Leeswoordenschat
Referentieniveau Lezen: Zakelijke teksten - Taakuitvoering techniek en woordenschat, begrijpen
1F (minimumniveau eind groep 8)
Kan teksten zodanig vloeiend lezen, dat woordherkenning tekstbegrip niet in de weg staat.
Kent de meest alledaagse (frequente) woorden, of kan de betekenis van een enkel onbekend woord uit de context afleiden
1S/2F (streefniveau eind groep 8)
+ Kan teksten vloeiend lezen.
Woordenschat is voldoende om teksten te lezen.
Kan betekenis onbekende woorden afleiden uit vorm, samenstelling of context.
Herkent beeldspraak (letterlijk en figuurlijk taalgebruik).
Leerlijn Leeswoordenschat
De leeswoordenschat is de woordenschat die kinderen opbouwen in geschreven taal. Deze is belangrijk bij alle vakken op school. Hoe groter de mondelinge woordenschat en de technisch leesvaardigheid, hoe makkelijker de leeswoordenschat groeit. In de bovenbouw is het van belang dat kinderen zelfstandig strategieën leren toepassen om de betekenis van nieuwe woorden af te leiden en te onthouden. De kwantiteit en de kwaliteit van de leeswoordenschat neemt flink toe.
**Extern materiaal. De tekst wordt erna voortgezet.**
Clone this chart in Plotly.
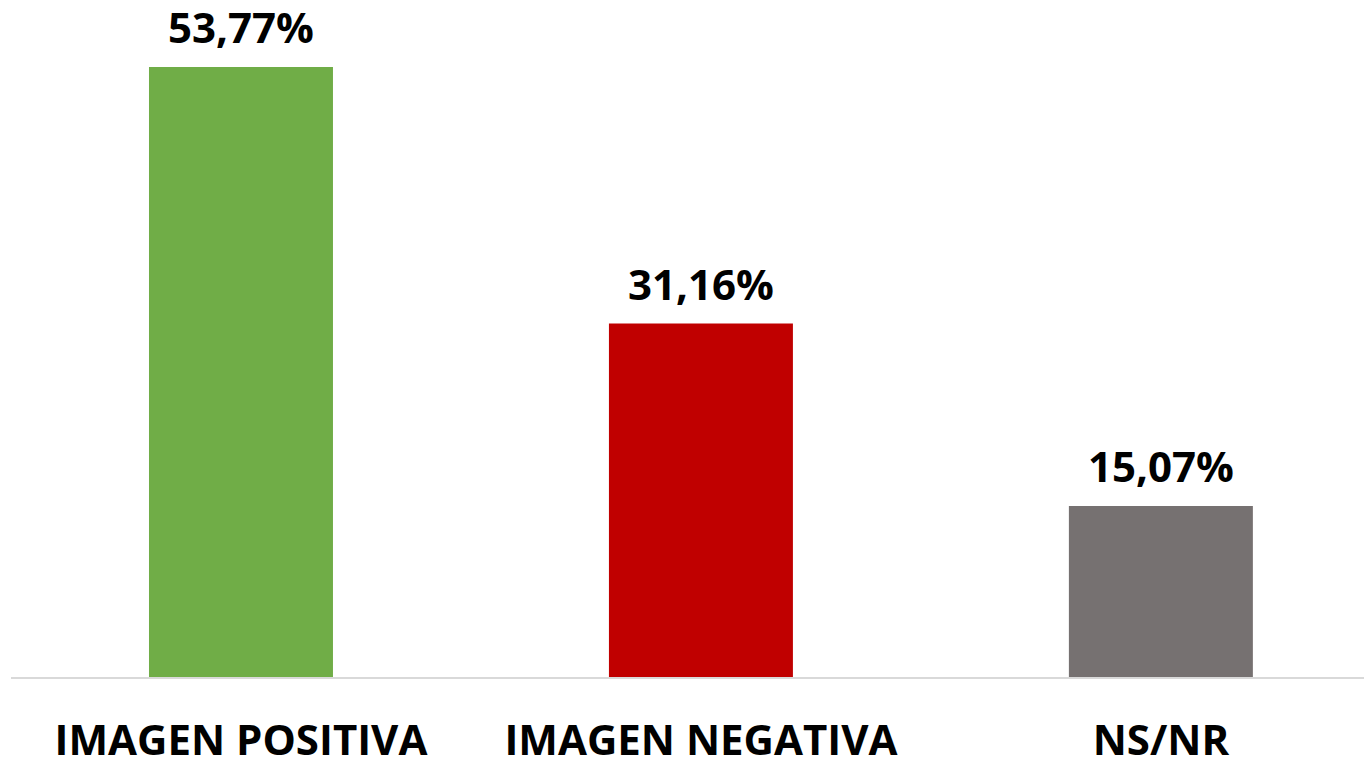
import plotly.graph_objects as go

categories = ["IMAGEN POSITIVA", "IMAGEN NEGATIVA", "NS/NR"]
values = [53.77, 31.16, 15.07]
labels = ["53,77%", "31,16%", "15,07%"]
colors = ["#70AD47", "#C00000", "#767171"]

FONT = "Open Sans"

fig = go.Figure(
    go.Bar(
        x=categories,
        y=values,
        marker=dict(color=colors, line=dict(width=0)),
        width=0.4,
        cliponaxis=False,
    )
)

for c, v, t in zip(categories, values, labels):
    fig.add_annotation(
        x=c, y=v, text=t, showarrow=False,
        xanchor="center", yanchor="bottom", yshift=10,
        font=dict(family=FONT, size=42, color="#000000", weight="bold"),
    )

fig.update_layout(
    width=1364,
    height=752,
    margin=dict(l=3, r=0, t=2, b=83, autoexpand=False),
    paper_bgcolor="white",
    plot_bgcolor="white",
    showlegend=False,
    xaxis=dict(
        range=[-0.5, 2.459],
        automargin=False,
        showline=True,
        linecolor="#d9d9d9",
        linewidth=2,
        showgrid=False,
        zeroline=False,
        ticks="outside",
        ticklen=26,
        tickcolor="rgba(0,0,0,0)",
        tickfont=dict(family=FONT, size=42, color="#000000", weight="bold"),
    ),
    yaxis=dict(
        range=[0, 58.8],
        automargin=False,
        visible=False,
        showgrid=False,
        zeroline=False,
    ),
)

fig.write_html("out.html")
Kinderen gebruiken vaker woordenboeken en andere naslagwerken om woorden op te zoeken.
Tussendoelen Leeswoordenschat
De leerlingen:
- weten dat woorden onderschikkende (tafel, stoel, bed) en bovenschikkende betekenisrelaties (meubel) kunnen hebben
- weten dat woordparen betekenisrelaties kunnen hebben, zoals tegenstelling (aandoen – uitdoen) en synoniem (rennen – hollen)
- passen figuratief taalgebruik zelf toe
- kunnen zelfstandig nieuwe woordbetekenissen afleiden en onthouden
- weten hoe ze woorden kunnen opzoeken in naslagwerken (woordenboek, encyclopedie).
- Volledige tekst Leerlijn en tussendoelen (pdf, 716 Kb)
Leeswoordenschat stimuleren in de praktijk
Samenwerkend leren
Door middel van samenwerkend leren kun je de betekenis van woorden afleiden. Stel heterogene groepjes samen en laat ieder kind een deelaspect aandragen van de context waarin het woord voorkomt.
Staat bijvoorbeeld het woord iglo centraal, dan leest elk kind een tekst over het wonen in een iglo. De één zal met informatie komen over de grootte van de iglo, de ander zal iets weten over de warmtehuishouding in de iglo en een volgende over het leven in een iglo. Zo ontstaat in het groepje een rijke context voor het begrip iglo.
Woordveld
Maak voorafgaand aan het lezen van een tekst een woordveld over het onderwerp van de tekst. Met een woordveld organiseren kinderen informatie over een woord en verdelen deze onder in categorieën. Onderliggende relaties tussen woorden maak je met het woordveld zichtbaar. Vul na het lezen van de tekst het woordveld aan.